_Problem statement:_ Leave out the pictures and reproduce all of the data exactly.

_Dataset content:_

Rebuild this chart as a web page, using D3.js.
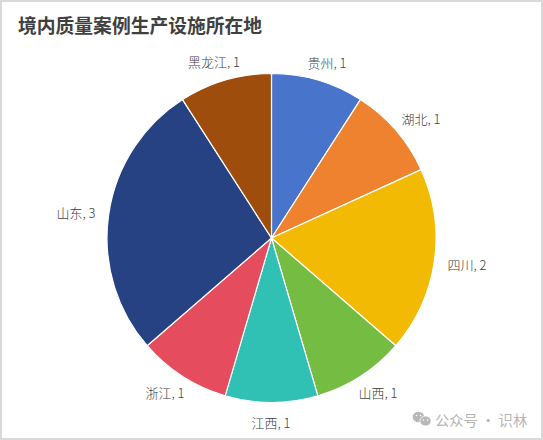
<!DOCTYPE html>
<html>
<head>
<meta charset="utf-8">
<script src="https://cdn.jsdelivr.net/npm/d3@7"></script>
<style>
html,body{margin:0;padding:0;background:#fff;overflow:hidden}
text{font-family:"Noto Sans CJK SC","Noto Sans",sans-serif}
</style>
</head>
<body>
<svg id="chart" width="543" height="440" style="display:block"></svg>
<script>
const categories = ["贵州","湖北","四川","山西","江西","浙江","山东","黑龙江"];
const seriesValues = [1,1,2,1,1,1,3,1];
const sliceColors = ["#4874cb","#ee822f","#f2ba02","#75bd42","#30c0b4","#e54c5e","#264283","#9f4d0c"];
const labelAnchors = [[327,62],[421,118],[467,264],[378,392],[271,422],[165,392],[76,212],[214,61]];

const svg = d3.select("#chart");
const width = 543, height = 440;
const cx = 271.5, cy = 238, radius = 164.5;

// chart area with a 2px grey frame
svg.append("rect").attr("x",1).attr("y",1).attr("width",width-2).attr("height",height-2)
  .attr("fill","#fff").attr("stroke","#d9d9d9").attr("stroke-width",2);

svg.append("text").attr("x",18).attr("y",32.5)
  .attr("font-size",18.8).attr("font-weight",700).attr("fill","#404040")
  .text("境内质量案例生产设施所在地");

const pie = d3.pie().sort(null).value(d => d)(seriesValues);
const arc = d3.arc().innerRadius(0).outerRadius(radius);

svg.append("g").attr("transform",`translate(${cx},${cy})`)
  .selectAll("path").data(pie).join("path")
  .attr("d",arc)
  .attr("fill",(d,i)=>sliceColors[i])
  .attr("stroke","#fff").attr("stroke-width",1.2);

svg.append("g").selectAll("text").data(categories).join("text")
  .attr("x",(d,i)=>labelAnchors[i][0])
  .attr("y",(d,i)=>labelAnchors[i][1])
  .attr("text-anchor","middle").attr("dominant-baseline","central")
  .attr("font-size",13).attr("font-weight",300).attr("fill","#404040")
  .text((d,i)=>`${d}, ${seriesValues[i]}`);

// account mark in the lower right corner: two chat bubbles and the account name
const mark = svg.append("g");
mark.append("ellipse").attr("cx",418.5).attr("cy",417).attr("rx",5.8).attr("ry",5.2).attr("fill","#b8b8b8");
mark.append("ellipse").attr("cx",425.5).attr("cy",421).attr("rx",5.6).attr("ry",5).attr("fill","#b8b8b8").attr("stroke","#fff").attr("stroke-width",0.8);
[[416.5,415.5],[420.5,415.5],[423.5,420],[427.5,420]].forEach(p =>
  mark.append("circle").attr("cx",p[0]).attr("cy",p[1]).attr("r",0.8).attr("fill","#fff"));
svg.append("text").attr("x",435).attr("y",419)
  .attr("dominant-baseline","central").attr("font-size",14.3).attr("fill","#b5b5b5")
  .text("公众号 · 识林");
</script>
</body>
</html>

_Exercise result:_
Rebuild this chart as a web page, using D3.js.
<!DOCTYPE html>
<html>
<head>
<meta charset="utf-8">
<script src="https://cdn.jsdelivr.net/npm/d3@7"></script>
<style>
html,body{margin:0;padding:0;background:#fff;overflow:hidden}
text{font-family:"Noto Sans CJK SC","Noto Sans",sans-serif}
</style>
</head>
<body>
<svg id="chart" width="543" height="440" style="display:block"></svg>
<script>
const categories = ["贵州","湖北","四川","山西","江西","浙江","山东","黑龙江"];
const seriesValues = [1,1,2,1,1,1,3,1];
const sliceColors = ["#4874cb","#ee822f","#f2ba02","#75bd42","#30c0b4","#e54c5e","#264283","#9f4d0c"];
const labelAnchors = [[327,62],[421,118],[467,264],[378,392],[271,422],[165,392],[76,212],[214,61]];

const svg = d3.select("#chart");
const width = 543, height = 440;
const cx = 271.5, cy = 238, radius = 164.5;

// chart area with a 2px grey frame
svg.append("rect").attr("x",1).attr("y",1).attr("width",width-2).attr("height",height-2)
  .attr("fill","#fff").attr("stroke","#d9d9d9").attr("stroke-width",2);

svg.append("text").attr("x",18).attr("y",32.5)
  .attr("font-size",18.8).attr("font-weight",700).attr("fill","#404040")
  .text("境内质量案例生产设施所在地");

const pie = d3.pie().sort(null).value(d => d)(seriesValues);
const arc = d3.arc().innerRadius(0).outerRadius(radius);

svg.append("g").attr("transform",`translate(${cx},${cy})`)
  .selectAll("path").data(pie).join("path")
  .attr("d",arc)
  .attr("fill",(d,i)=>sliceColors[i])
  .attr("stroke","#fff").attr("stroke-width",1.2);

svg.append("g").selectAll("text").data(categories).join("text")
  .attr("x",(d,i)=>labelAnchors[i][0])
  .attr("y",(d,i)=>labelAnchors[i][1])
  .attr("text-anchor","middle").attr("dominant-baseline","central")
  .attr("font-size",13).attr("font-weight",300).attr("fill","#404040")
  .text((d,i)=>`${d}, ${seriesValues[i]}`);

// account mark in the lower right corner: two chat bubbles and the account name
const mark = svg.append("g");
mark.append("ellipse").attr("cx",418.5).attr("cy",417).attr("rx",5.8).attr("ry",5.2).attr("fill","#b8b8b8");
mark.append("ellipse").attr("cx",425.5).attr("cy",421).attr("rx",5.6).attr("ry",5).attr("fill","#b8b8b8").attr("stroke","#fff").attr("stroke-width",0.8);
[[416.5,415.5],[420.5,415.5],[423.5,420],[427.5,420]].forEach(p =>
  mark.append("circle").attr("cx",p[0]).attr("cy",p[1]).attr("r",0.8).attr("fill","#fff"));
svg.append("text").attr("x",435).attr("y",419)
  .attr("dominant-baseline","central").attr("font-size",14.3).attr("fill","#b5b5b5")
  .text("公众号 · 识林");
</script>
</body>
</html>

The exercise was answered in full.